Beth Noveck, Associate Professor of Law at New York Law School, has an article in the current issue of Democracy: A Journal of Ideas on "Wiki Government: How open-source technology can make government decision-making more expert and more democratic." Berkman's Internet & Democracy project, which studies how the Internet influences democratic norms and modes, including its impact on civil society, citizen media, government transparency, and the rule of law, explores many of the issues Beth discusses in the article.

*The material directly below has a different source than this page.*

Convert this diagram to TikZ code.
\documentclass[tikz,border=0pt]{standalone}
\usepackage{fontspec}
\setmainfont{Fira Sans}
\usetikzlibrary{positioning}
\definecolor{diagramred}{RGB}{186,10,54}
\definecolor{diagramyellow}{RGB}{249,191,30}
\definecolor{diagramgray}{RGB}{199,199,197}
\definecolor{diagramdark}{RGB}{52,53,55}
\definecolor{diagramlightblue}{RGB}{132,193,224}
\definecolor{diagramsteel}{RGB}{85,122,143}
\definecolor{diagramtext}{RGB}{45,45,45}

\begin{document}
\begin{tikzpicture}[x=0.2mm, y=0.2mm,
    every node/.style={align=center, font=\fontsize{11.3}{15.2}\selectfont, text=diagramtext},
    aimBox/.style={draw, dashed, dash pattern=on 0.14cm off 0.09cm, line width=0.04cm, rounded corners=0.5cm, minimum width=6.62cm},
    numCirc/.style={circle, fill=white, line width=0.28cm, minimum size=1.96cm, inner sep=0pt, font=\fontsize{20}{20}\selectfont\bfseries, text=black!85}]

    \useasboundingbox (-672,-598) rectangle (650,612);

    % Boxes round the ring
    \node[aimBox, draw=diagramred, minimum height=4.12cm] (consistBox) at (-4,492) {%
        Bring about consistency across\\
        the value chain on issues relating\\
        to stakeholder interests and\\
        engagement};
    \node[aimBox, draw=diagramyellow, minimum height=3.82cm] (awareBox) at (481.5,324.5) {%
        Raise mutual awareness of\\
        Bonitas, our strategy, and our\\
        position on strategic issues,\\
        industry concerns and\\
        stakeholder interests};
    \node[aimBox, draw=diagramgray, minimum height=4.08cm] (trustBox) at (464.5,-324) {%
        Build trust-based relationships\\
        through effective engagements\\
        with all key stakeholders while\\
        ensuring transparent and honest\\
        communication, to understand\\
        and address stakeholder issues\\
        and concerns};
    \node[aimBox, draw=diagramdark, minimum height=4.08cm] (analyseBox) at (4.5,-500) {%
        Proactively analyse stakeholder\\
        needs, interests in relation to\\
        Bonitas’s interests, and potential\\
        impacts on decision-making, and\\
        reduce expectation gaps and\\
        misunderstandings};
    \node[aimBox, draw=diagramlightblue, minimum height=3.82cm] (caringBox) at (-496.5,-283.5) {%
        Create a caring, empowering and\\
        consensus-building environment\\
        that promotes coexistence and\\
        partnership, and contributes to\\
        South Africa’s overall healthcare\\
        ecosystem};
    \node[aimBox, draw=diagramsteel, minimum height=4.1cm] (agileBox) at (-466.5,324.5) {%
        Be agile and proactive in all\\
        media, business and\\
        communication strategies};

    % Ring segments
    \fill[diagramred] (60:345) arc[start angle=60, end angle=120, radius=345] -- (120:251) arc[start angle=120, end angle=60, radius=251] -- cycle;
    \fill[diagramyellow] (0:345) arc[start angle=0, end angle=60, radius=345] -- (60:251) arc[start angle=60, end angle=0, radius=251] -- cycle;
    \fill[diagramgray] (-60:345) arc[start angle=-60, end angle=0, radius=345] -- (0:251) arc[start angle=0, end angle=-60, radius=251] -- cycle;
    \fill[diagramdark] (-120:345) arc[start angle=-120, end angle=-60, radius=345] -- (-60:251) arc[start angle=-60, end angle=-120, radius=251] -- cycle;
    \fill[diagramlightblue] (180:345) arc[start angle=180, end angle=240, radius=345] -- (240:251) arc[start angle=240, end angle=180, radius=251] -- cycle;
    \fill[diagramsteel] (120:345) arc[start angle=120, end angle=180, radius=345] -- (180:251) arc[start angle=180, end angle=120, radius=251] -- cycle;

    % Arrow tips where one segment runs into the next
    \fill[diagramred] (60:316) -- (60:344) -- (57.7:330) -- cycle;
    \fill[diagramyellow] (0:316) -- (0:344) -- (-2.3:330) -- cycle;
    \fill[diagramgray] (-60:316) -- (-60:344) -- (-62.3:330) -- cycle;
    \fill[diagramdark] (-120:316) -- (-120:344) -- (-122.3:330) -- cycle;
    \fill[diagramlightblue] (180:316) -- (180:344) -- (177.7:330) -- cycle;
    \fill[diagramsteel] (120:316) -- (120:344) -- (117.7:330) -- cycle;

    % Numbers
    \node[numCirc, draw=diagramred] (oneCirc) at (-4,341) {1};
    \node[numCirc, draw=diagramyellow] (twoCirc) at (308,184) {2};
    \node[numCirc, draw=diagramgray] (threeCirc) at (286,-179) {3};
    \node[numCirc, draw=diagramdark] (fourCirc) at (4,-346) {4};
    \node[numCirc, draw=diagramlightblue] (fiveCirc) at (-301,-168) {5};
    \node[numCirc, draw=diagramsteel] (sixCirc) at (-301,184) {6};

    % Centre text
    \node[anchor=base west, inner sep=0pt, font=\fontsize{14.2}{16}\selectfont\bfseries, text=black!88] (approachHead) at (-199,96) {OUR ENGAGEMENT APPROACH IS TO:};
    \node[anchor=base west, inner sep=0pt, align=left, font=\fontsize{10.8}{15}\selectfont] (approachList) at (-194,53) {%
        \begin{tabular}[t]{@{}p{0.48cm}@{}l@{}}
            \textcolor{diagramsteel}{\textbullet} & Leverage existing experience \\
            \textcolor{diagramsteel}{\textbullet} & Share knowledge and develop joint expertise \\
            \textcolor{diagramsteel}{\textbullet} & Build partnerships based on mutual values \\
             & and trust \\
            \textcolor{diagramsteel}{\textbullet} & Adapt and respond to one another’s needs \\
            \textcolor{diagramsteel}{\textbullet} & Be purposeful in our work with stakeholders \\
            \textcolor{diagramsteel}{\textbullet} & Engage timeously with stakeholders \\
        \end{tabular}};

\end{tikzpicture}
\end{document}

Beth describes how: "Now, however, new technology may be changing the relationship between democracy and expertise, affording an opportunity to improve competence by making good information available for better governance. Large-scale knowledge-sharing projects, such as the Wikipedia online encyclopedia, and volunteer software-programming initiatives, such as the Apache Webserver (which runs two-thirds of the websites in the world), demonstrate the inadequacy of our assumptions about expertise in the twenty-first century. Ordinary people, regardless of institutional affiliation or professional status, possess information–serious, expert, fact-based, scientific information–to enhance decision-making, information not otherwise available to isolated bureaucrats. Partly as a result of the simple tools now available for collaboration and partly as a result of a highly mobile labor market of "knowledge workers," people are ready and willing to share that information across geographic, disciplinary, and institutional boundaries."